Vignette Construction: Write vignettes at a "medium level of specificity" -- concrete enough to engage respondents but not so detailed that unintended confounds are introduced (Sniderman 2018). For factorial vignettes, verify that all attribute combinations produce coherent paragraphs. See conjoint-design for factorial-vignette estimators and power.
Forced Exposure and Comprehension Gates: When treatment uptake is critical (e.g., information experiments), use forced exposure (minimum display time before advancing) combined with comprehension gates (respondents must answer a comprehension question correctly to proceed). Collect page-level response timing to diagnose inadequate exposure post-hoc (Mutz 2011).

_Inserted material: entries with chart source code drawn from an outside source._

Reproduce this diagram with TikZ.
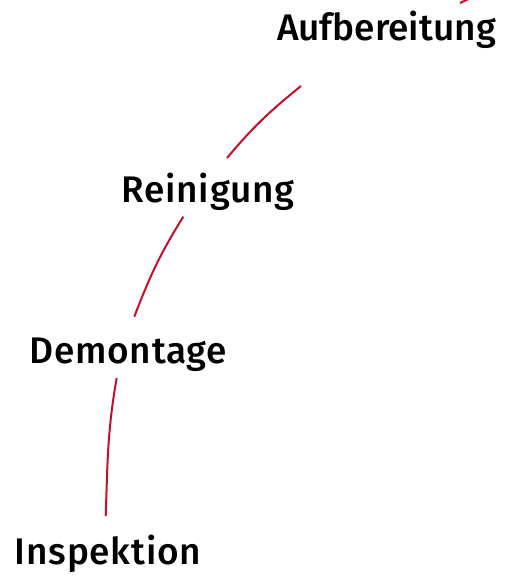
\documentclass[tikz,border=0pt]{standalone}
\usepackage{fontspec}
\setmainfont{Fira Sans}[UprightFont=* Medium, LetterSpace=2]
\definecolor{linered}{RGB}{196,14,42}
\tikzset{
  label/.style={font=\fontsize{37}{40}\selectfont, text=black, anchor=base, inner sep=0pt},
  tight/.style={font=\fontsize{37}{40}\selectfont\addfontfeatures{LetterSpace=0}},
  link/.style={draw=linered, line width=2pt}
}
\begin{document}
\begin{tikzpicture}[x=1pt,y=1pt]
\useasboundingbox (0,0) rectangle (520,577);
\clip (0,0) rectangle (520,577);
\node[label, tight] (auf) at (386.5,536) {Aufbereitung};
\node[label] (rei) at (208,374.3) {Reinigung};
\node[label] (dem) at (128.3,213.7) {Demontage};
\node[label] (ins) at (108,12.7) {Inspektion};
\coordinate (off) at (490,588);
\draw[link] ([shift={(-2.3,48.3)}]ins.base) to[out=88,in=-100] ([shift={(-11.6,-14.7)}]dem.base);
\draw[link] ([shift={(6,46.6)}]dem.base) to[out=69,in=-122] ([shift={(-24.7,-14)}]rei.base);
\draw[link] ([shift={(19,44.7)}]rei.base) to[out=50,in=-141] ([shift={(-85.5,-45)}]auf.base);
\draw[link] ([shift={(73.5,38)}]auf.base) to[out=25,in=-155] (off);
\end{tikzpicture}
\end{document}
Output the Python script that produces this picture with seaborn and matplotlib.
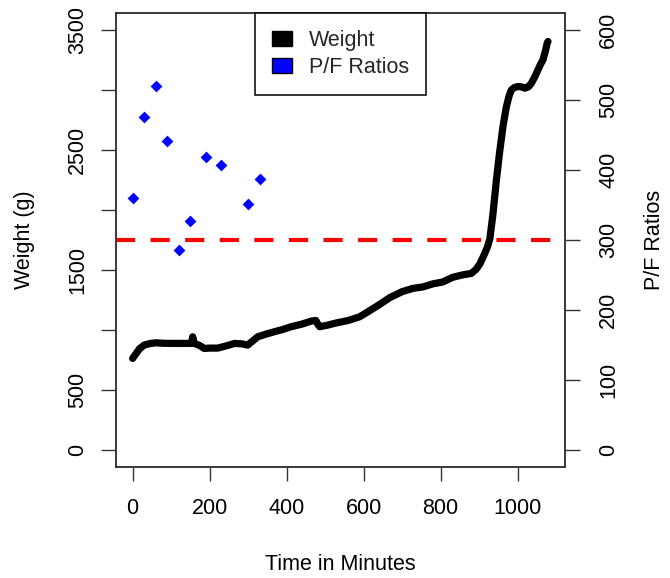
import numpy as np
import pandas as pd
import matplotlib
matplotlib.use("Agg")
import matplotlib.pyplot as plt
from matplotlib.patches import Patch
import seaborn as sns

# weight track (minutes, grams)
minutes = [0, 8, 18, 30, 45, 61, 80, 108, 130, 150, 153, 156, 160, 175, 186, 200,
           221, 245, 265, 285, 299, 310, 325, 345, 368, 390, 412, 440, 464, 476,
           481, 486, 505, 530, 560, 590, 615, 640, 668, 700, 728, 755, 780, 805,
           832, 858, 880, 892, 902, 915, 922, 928, 936, 945, 953, 962, 971, 978, 984,
           992, 1001, 1010, 1019, 1028, 1036, 1045, 1053, 1060, 1066, 1072, 1077, 1079]
weight = [764, 800, 845, 875, 888, 894, 890, 889, 889, 889, 889, 944, 890, 870, 847, 850,
          850, 870, 889, 885, 875, 905, 944, 965, 986, 1005, 1028, 1050, 1075, 1080,
          1050, 1028, 1040, 1060, 1080, 1111, 1160, 1210, 1270, 1320, 1347, 1360, 1385, 1400,
          1440, 1460, 1472, 1505, 1550, 1640, 1695, 1760, 1965, 2250, 2472, 2694, 2861, 2950, 3000,
          3020, 3028, 3025, 3014, 3025, 3056, 3110, 3167, 3215, 3250, 3320, 3389, 3403]

# P/F ratio samples
pf_minutes = [0, 30, 60, 90, 120, 150, 190, 230, 300, 330]
pf_ratio = [360, 476, 520, 441, 286, 327, 419, 407, 352, 387]
pf_threshold = 300

x_ticks = [0, 200, 400, 600, 800, 1000]
weight_ticks = [0, 500, 1000, 1500, 2000, 2500, 3000, 3500]
weight_tick_labels = ["0", "500", "", "1500", "", "2500", "", "3500"]
pf_ticks = [0, 100, 200, 300, 400, 500, 600]

weight_df = pd.DataFrame({"minutes": minutes, "weight": weight})
pf_df = pd.DataFrame({"minutes": pf_minutes, "ratio": pf_ratio})

sns.set_theme(style="ticks")
plt.rcParams["font.family"] = ["Liberation Sans", "DejaVu Sans"]
plt.rcParams["axes.edgecolor"] = "#333333"
plt.rcParams["axes.linewidth"] = 1.1

fig = plt.figure(figsize=(6.7, 5.78), dpi=100)
ax = fig.add_axes([116 / 670, 1 - 467 / 578, 449 / 670, 454 / 578])
ax2 = ax.twinx()

sns.lineplot(data=weight_df, x="minutes", y="weight", estimator=None, sort=True,
             color="black", linewidth=5.2, solid_capstyle="round",
             solid_joinstyle="round", ax=ax)
sns.scatterplot(data=pf_df, x="minutes", y="ratio", marker="D", s=36,
                color="blue", linewidth=0, ax=ax2)
ax2.axhline(pf_threshold, color="red", linewidth=3, dashes=(4.6, 3.7),
            dash_capstyle="butt")

ax.set_xlim(-43.2, 1123.2)
ax.set_ylim(-140, 3640)
ax2.set_ylim(-24, 624)

ax.set_xticks(x_ticks)
ax.set_xticklabels([str(v) for v in x_ticks])
ax.set_yticks(weight_ticks)
ax.set_yticklabels(weight_tick_labels)
ax2.set_yticks(pf_ticks)
ax2.set_yticklabels([str(v) for v in pf_ticks])

fs = 15.5
ax.tick_params(axis="x", length=10, width=1, color="#333333", labelsize=fs,
               pad=12, labelcolor="black")
ax.tick_params(axis="y", length=10.5, width=1, color="#333333", labelsize=fs,
               pad=9.4, labelrotation=90, labelcolor="black")
ax2.tick_params(axis="y", length=10.5, width=1, color="#333333", labelsize=fs,
                pad=13.5, labelrotation=90, labelcolor="black")
for lbl in ax.get_yticklabels() + ax2.get_yticklabels():
    lbl.set_va("center")

ax.set_xlabel("Time in Minutes", fontsize=fs, color="black")
ax.set_ylabel("Weight (g)", fontsize=fs, color="black")
ax2.set_ylabel("P/F Ratios", fontsize=fs, color="black")
ax.xaxis.set_label_coords(0.5, -0.192)
ax.yaxis.set_label_coords(-0.18, 0.5)
ax2.yaxis.set_label_coords(1.176, 0.5)

handles = [Patch(facecolor="black", edgecolor="black", linewidth=1),
           Patch(facecolor="blue", edgecolor="black", linewidth=1)]
leg = ax2.legend(handles, ["Weight", "P/F Ratios"], loc="upper center",
                 bbox_to_anchor=(0.5, 1.0), borderaxespad=0, fancybox=False,
                 framealpha=1, edgecolor="black", fontsize=fs,
                 handlelength=0.9, handleheight=0.7, labelspacing=0.25,
                 handletextpad=0.8, borderpad=0.8)
leg.get_frame().set_linewidth(1.1)

fig.savefig("out.png", dpi=100, facecolor="white")
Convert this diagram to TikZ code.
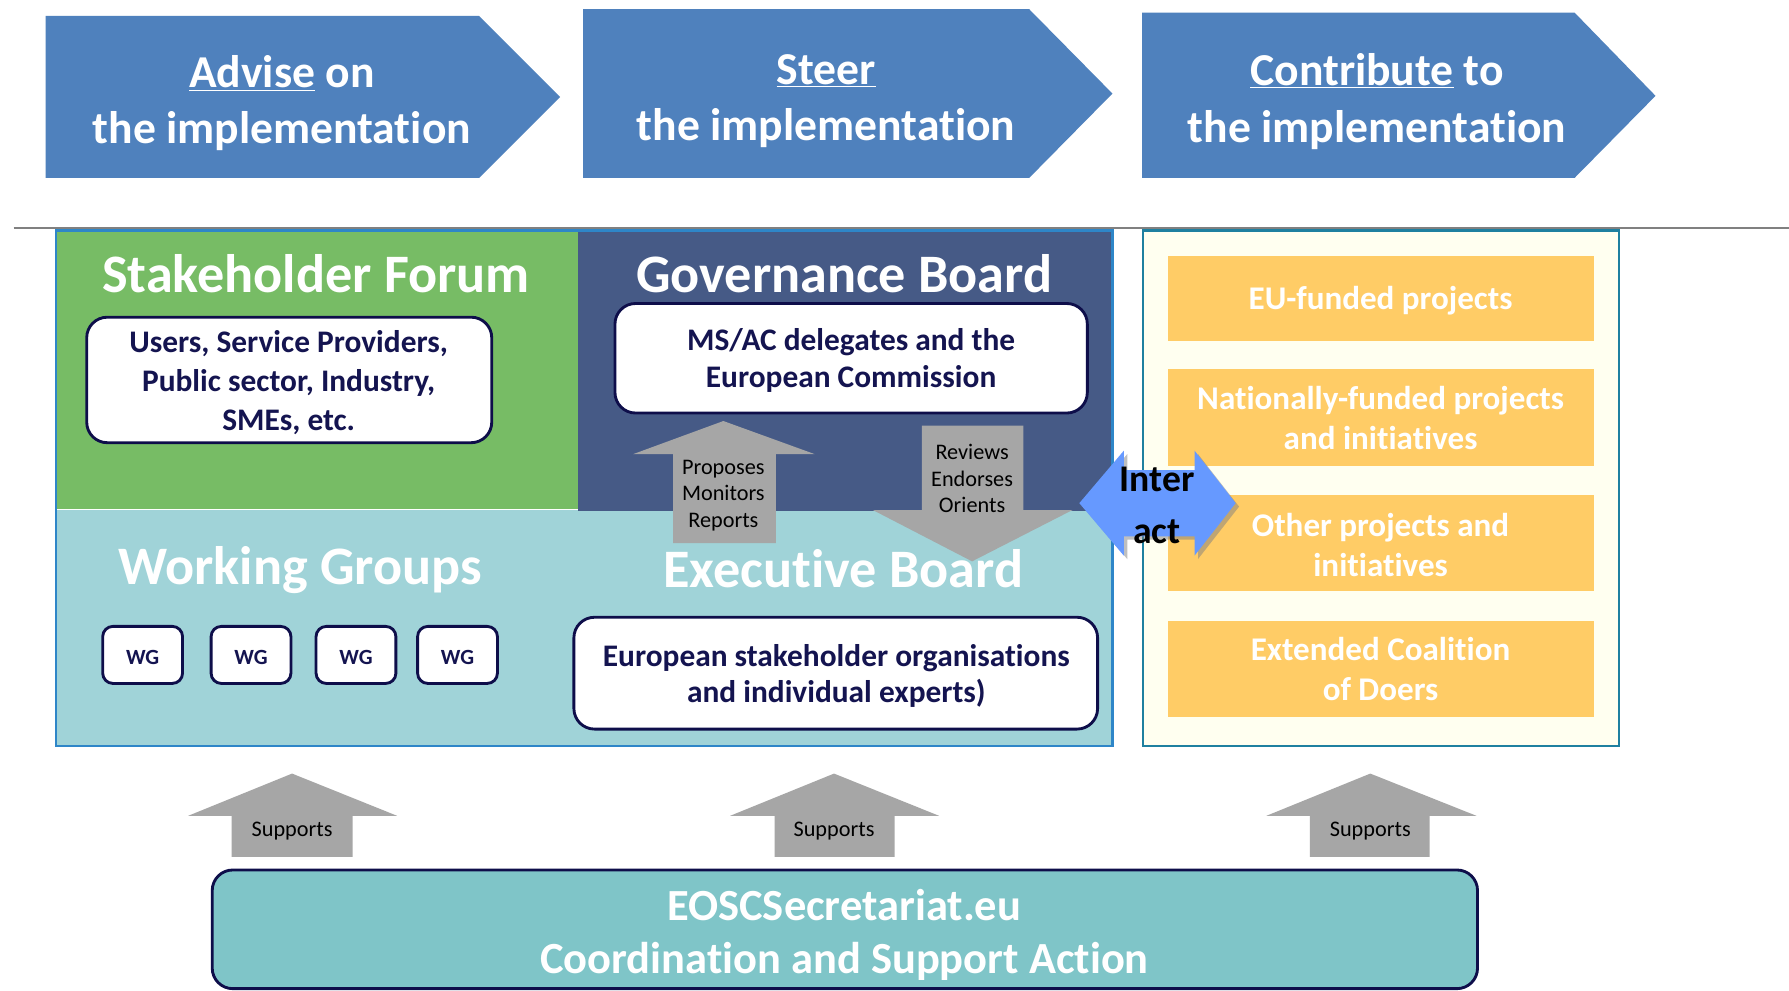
\documentclass[tikz,border=0pt]{standalone}
\usepackage{fontspec}
\setmainfont{Carlito}[Ligatures=NoCommon]
\usetikzlibrary{shadows}
\definecolor{chev}{HTML}{4F81BD}
\definecolor{sfgreen}{HTML}{77BC65}
\definecolor{gbblue}{HTML}{465A86}
\definecolor{ebteal}{HTML}{A0D3D8}
\definecolor{outline}{HTML}{2E86C8}
\definecolor{rbord}{HTML}{1F80A0}
\definecolor{cream}{HTML}{FFFFF0}
\definecolor{orangebox}{HTML}{FFCC66}
\definecolor{arrgray}{HTML}{A6A6A6}
\definecolor{navy}{HTML}{0E0E4A}
\definecolor{navytxt}{HTML}{141450}
\definecolor{eoscfill}{HTML}{7FC5C8}
\definecolor{interblue}{HTML}{6699FF}
\definecolor{hline}{HTML}{808080}
\begin{document}
\begin{tikzpicture}[x=1pt,y=-1pt,
  every node/.style={inner sep=0pt,outer sep=0pt},
  chevtxt/.style={anchor=base,text=white,font=\fontsize{40}{48}\selectfont\bfseries},
  titletxt/.style={anchor=base,text=white,font=\fontsize{47.5}{56}\selectfont\bfseries},
  boxtxt/.style={anchor=base,text=navytxt,font=\fontsize{27.5}{33}\selectfont\bfseries},
  wgtxt/.style={anchor=base,text=navytxt,font=\fontsize{19}{23}\selectfont\bfseries},
  arrtxt/.style={anchor=base,text=black,font=\fontsize{19.5}{23}\selectfont},
  orgtxt/.style={anchor=base,text=white,font=\fontsize{29}{35}\selectfont\bfseries},
  inttxt/.style={anchor=base,text=black,font=\fontsize{33}{39}\selectfont\bfseries},
  eosctxt/.style={anchor=base,text=white,font=\fontsize{39}{47}\selectfont\bfseries},
  wbox/.style={draw=navy,line width=2.5pt,fill=white,rounded corners=18pt},
  wgbox/.style={draw=navy,line width=2.5pt,fill=white,rounded corners=9pt,minimum width=70pt,minimum height=50pt},
  obox/.style={fill=orangebox,minimum width=373pt},
  grayarrow/.style={fill=arrgray},
]
\useasboundingbox[fill=white] (0,0) rectangle (1568,868.5);

% chevrons
\fill[chev] (40,14) -- (420,14) -- (491,85) -- (420,156) -- (40,156) -- cycle;
\fill[chev] (511,8) -- (902,8) -- (975,82) -- (902,156) -- (511,156) -- cycle;
\fill[chev] (1001,11) -- (1380,11) -- (1451,84) -- (1380,156) -- (1001,156) -- cycle;
\node[chevtxt] (adv1) at (247,77) {\underline{Advise} on};
\node[chevtxt] (adv2) at (247,126) {the implementation};
\node[chevtxt] (ste1) at (724,74) {\underline{Steer}};
\node[chevtxt] (ste2) at (724,123) {the implementation};
\node[chevtxt] (con1) at (1207,75) {\underline{Contribute} to};
\node[chevtxt] (con2) at (1207,125) {the implementation};

% separator line
\draw[hline,line width=2pt] (12,200) -- (1568,200);

% left big box
\fill[ebteal] (49,202) rectangle (975,654);
\fill[sfgreen] (49,202) rectangle (507,446);
\fill[gbblue] (507,202) rectangle (975,448);
\draw[white,line width=1pt] (49,446.5) -- (507,446.5);
\draw[outline,line width=2pt] (49,202) rectangle (975,654);

% right box
\draw[rbord,fill=cream,line width=2pt] (1002,202) rectangle (1419,654);

% Stakeholder forum
\node[titletxt] (sf) at (277,256) {Stakeholder Forum};
\node[wbox,minimum width=355pt,minimum height=110pt] (users) at (253.5,333) {};
\node[boxtxt] (u1) at (253,309) {Users, Service Providers,};
\node[boxtxt] (u2) at (253,343) {Public sector, Industry,};
\node[boxtxt] (u3) at (253,377) {SMEs, etc.};

% Governance board
\node[titletxt] (gb) at (740,256) {Governance Board};
\node[wbox,minimum width=414pt,minimum height=96pt] (msac) at (746,314) {};
\node[boxtxt] (m1) at (746,307) {MS/AC delegates and the};
\node[boxtxt] (m2) at (746,340) {European Commission};

% Proposes arrow (up)
\fill[grayarrow] (634,369) -- (714,398) -- (680,398) -- (680,476) -- (590,476) -- (590,398) -- (555,398) -- cycle;
\node[arrtxt] (p1) at (634,416) {Proposes};
\node[arrtxt] (p2) at (634,439) {Monitors};
\node[arrtxt] (p3) at (634,462) {Reports};

% Reviews arrow (down)
\fill[grayarrow] (808,373) -- (897,373) -- (897,447) -- (940,447) -- (852,492) -- (765,447) -- (808,447) -- cycle;
\node[arrtxt] (r1) at (852,403) {Reviews};
\node[arrtxt] (r2) at (852,426) {Endorses};
\node[arrtxt] (r3) at (852,449) {Orients};

% Working groups
\node[titletxt] (wg) at (263,512) {Working Groups};
\foreach \i/\x in {1/125,2/220,3/312,4/401}{
  \node[wgbox] (wg\i) at (\x,574) {};
  \node[wgtxt] at (\x,582) {WG};
}

% Executive board
\node[titletxt] (eb) at (739,515) {Executive Board};
\node[wbox,minimum width=459pt,minimum height=98pt] (eso) at (732.5,590) {};
\node[boxtxt] (e1) at (733,584) {European stakeholder organisations};
\node[boxtxt] (e2) at (733,616) {and individual experts)};

% orange boxes
\node[obox,minimum height=75pt] (eu) at (1210.5,261.5) {};
\node[orgtxt] at (1210,271) {EU-funded projects};
\node[obox,minimum height=85pt] (nat) at (1210.5,365.5) {};
\node[orgtxt] at (1210,359) {Nationally-funded projects};
\node[orgtxt] at (1210,394) {and initiatives};
\node[obox,minimum height=84pt] (oth) at (1210.5,476) {};
\node[orgtxt] at (1210,470) {Other projects and};
\node[orgtxt] at (1210,505) {initiatives};
\node[obox,minimum height=84pt] (ext) at (1210.5,586) {};
\node[orgtxt] at (1210,579) {Extended Coalition};
\node[orgtxt] at (1210,614) {of Doers};

% Interact arrow
\fill[interblue,drop shadow={shadow xshift=3pt,shadow yshift=-3pt,opacity=0.5}] (946,441) -- (985,395) -- (985,412) -- (1047,412) -- (1047,395) -- (1083,441) -- (1047,487) -- (1047,470) -- (985,470) -- (985,487) -- cycle;
\node[inttxt] (int1) at (1014,431) {Inter};
\node[inttxt] (int2) at (1014,476) {act};

% support arrows
\fill[grayarrow] (256,678) -- (348,715) -- (309,715) -- (309,751) -- (203,751) -- (203,715) -- (165,715) -- cycle;
\fill[grayarrow] (731,678) -- (823,715) -- (784,715) -- (784,751) -- (679,751) -- (679,715) -- (640,715) -- cycle;
\fill[grayarrow] (1201,678) -- (1294,715) -- (1253,715) -- (1253,751) -- (1148,751) -- (1148,715) -- (1110,715) -- cycle;
\node[arrtxt] (s1) at (256,733) {Supports};
\node[arrtxt] (s2) at (731,733) {Supports};
\node[arrtxt] (s3) at (1201,733) {Supports};

% EOSC box
\node[draw=navy,line width=2.5pt,fill=eoscfill,rounded corners=18pt,minimum width=1109pt,minimum height=104pt] (eosc) at (740.5,814.5) {};
\node[eosctxt] (eo1) at (740,807) {EOSCSecretariat.eu};
\node[eosctxt] (eo2) at (740,853) {Coordination and Support Action};
\end{tikzpicture}
\end{document}
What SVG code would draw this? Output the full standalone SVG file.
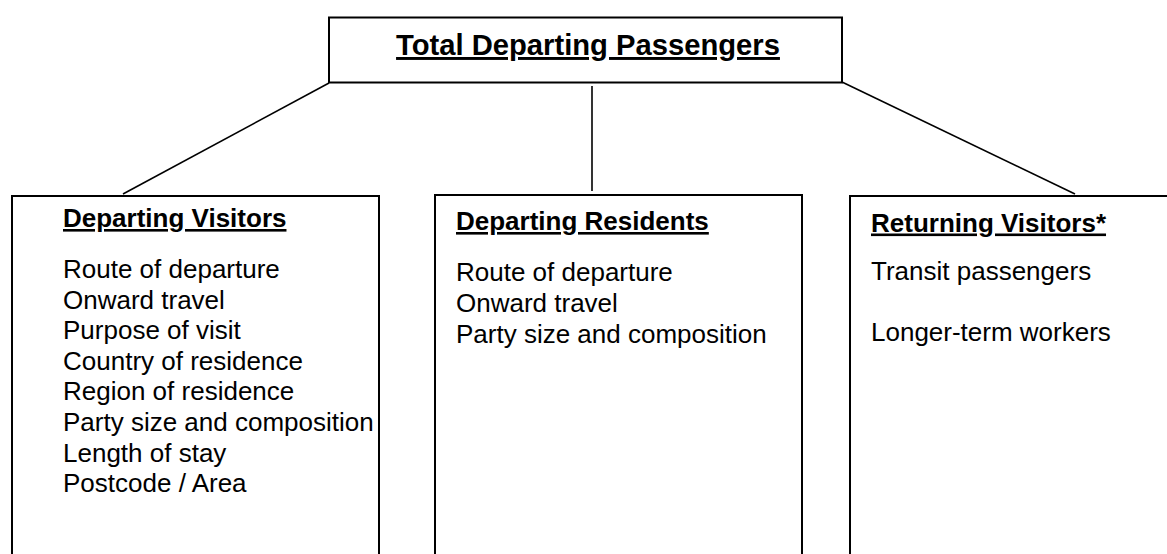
<svg xmlns="http://www.w3.org/2000/svg" width="1167" height="554" viewBox="0 0 1167 554">
<style>
.box{fill:#fff;stroke:#000;stroke-width:2}
.con{stroke:#000;stroke-width:1.6;fill:none}
text{font-family:"Liberation Sans",Arial,sans-serif;fill:#000}
.title{font-size:29.2px;font-weight:bold;text-decoration:underline}
.head{font-size:26px;font-weight:bold;text-decoration:underline}
.body{font-size:26px}
</style>
<rect width="1167" height="554" fill="#fff"/>
<g id="connectors">
<line class="con" x1="329" y1="83" x2="123" y2="194"/>
<line class="con" x1="592" y1="86" x2="592" y2="191"/>
<line class="con" x1="842" y1="82" x2="1075" y2="194"/>
</g>
<g id="total">
<rect class="box" x="329" y="17.5" width="513" height="65"/>
<text class="title" x="588" y="55" text-anchor="middle">Total Departing Passengers</text>
</g>
<g id="departing-visitors">
<rect class="box" x="12" y="196" width="367" height="380"/>
<text class="head" x="63" y="227">Departing Visitors</text>
<text class="body" x="63" y="278">Route of departure</text>
<text class="body" x="63" y="308.6">Onward travel</text>
<text class="body" x="63" y="339.2">Purpose of visit</text>
<text class="body" x="63" y="369.8">Country of residence</text>
<text class="body" x="63" y="400.4">Region of residence</text>
<text class="body" x="63" y="431">Party size and composition</text>
<text class="body" x="63" y="461.6">Length of stay</text>
<text class="body" x="63" y="492.2">Postcode / Area</text>
</g>
<g id="departing-residents">
<rect class="box" x="435" y="195" width="367" height="380"/>
<text class="head" x="456" y="230">Departing Residents</text>
<text class="body" x="456" y="281">Route of departure</text>
<text class="body" x="456" y="312">Onward travel</text>
<text class="body" x="456" y="343">Party size and composition</text>
</g>
<g id="returning-visitors">
<rect class="box" x="850" y="196" width="367" height="380"/>
<text class="head" x="871" y="231.5">Returning Visitors*</text>
<text class="body" x="871" y="280">Transit passengers</text>
<text class="body" x="871" y="340.5">Longer-term workers</text>
</g>
</svg>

Report the proportion passing comprehension gates and analyze both ITT (all assigned) and per-protocol (comprehension gate passers) samples; pre-register both specifications (see pre-registration-writing, methods-reporting).
Treatment Fidelity Verification: After the treatment block, include a brief treatment recall or manipulation check to verify that respondents processed the treatment content and that the independent variable actually moved. Place this after outcome measures to avoid signaling the study's purpose (see Section 3 on check placement). A study with a null outcome but a successful manipulation check is still interpretable; a study whose manipulation check also fails is not (Mutz 2011).
Cross-National Stimulus Design: When treatments are deployed across countries or languages, stimulus comparability itself becomes a design problem (translation equivalence, institutional backdrop, media-diet differences). See cross-national-design.

Quality Checks

Item-Specific Scales: Are all attitudinal items worded with item-specific response options (no agree/disagree or yes/no)?
No Double-Barreled Items: Does each question measure exactly one construct?
Scale Polarity: Are bipolar and unipolar scales matched to the construct?
Index Pre-Specified: Are index construction rules (reliability metric, threshold rationale, aggregation method) specified in the pre-analysis plan, not post hoc?
Multi-Item DVs: Is the primary dependent variable measured with multiple items where feasible, given that heterogeneous samples inflate measurement error (Mutz 2011)?
Treatment Strength: Has the treatment been pretested for strength, and is the treatment-outcome spacing justified against demand-effect and wear-off concerns?
Treatment-Outcome Separation: Are buffer items placed between treatment and outcome blocks?
Check Type Distinguished: Are attention, comprehension, and manipulation checks distinguished and placed appropriately (manipulation checks after outcome)?
Cognitive Interviews: Were cognitive interviews conducted to saturation (no new comprehension problems)?
Both Pilot Types: Were both a content pilot and a logistical soft launch conducted?
Completion Time: Is the median completion time within a plausible online-panel range (e.g., 10--20 minutes)?
Attention Check Rules: Are attention-check exclusion rules and speeding cutoffs pre-specified, and are results reported with and without exclusions?
Sensitivity Four-Criteria Test: For sensitive topics, was the BCM 2020 four-criterion test applied before defaulting to indirect measurement, and was direct-with-neutral-framing considered first?
Mobile Tested: Was the survey tested on mobile devices during the soft launch?
Forced Exposure: For information treatments, are forced exposure or comprehension gates used, and are both ITT and per-protocol specifications pre-registered?
Cross-Skill Alignment: Does the instrument tie to hypothesis-building (construct-to-item), methods-reporting (what gets disclosed), list-experiment (if indirect), and cross-national-design (if multi-country)?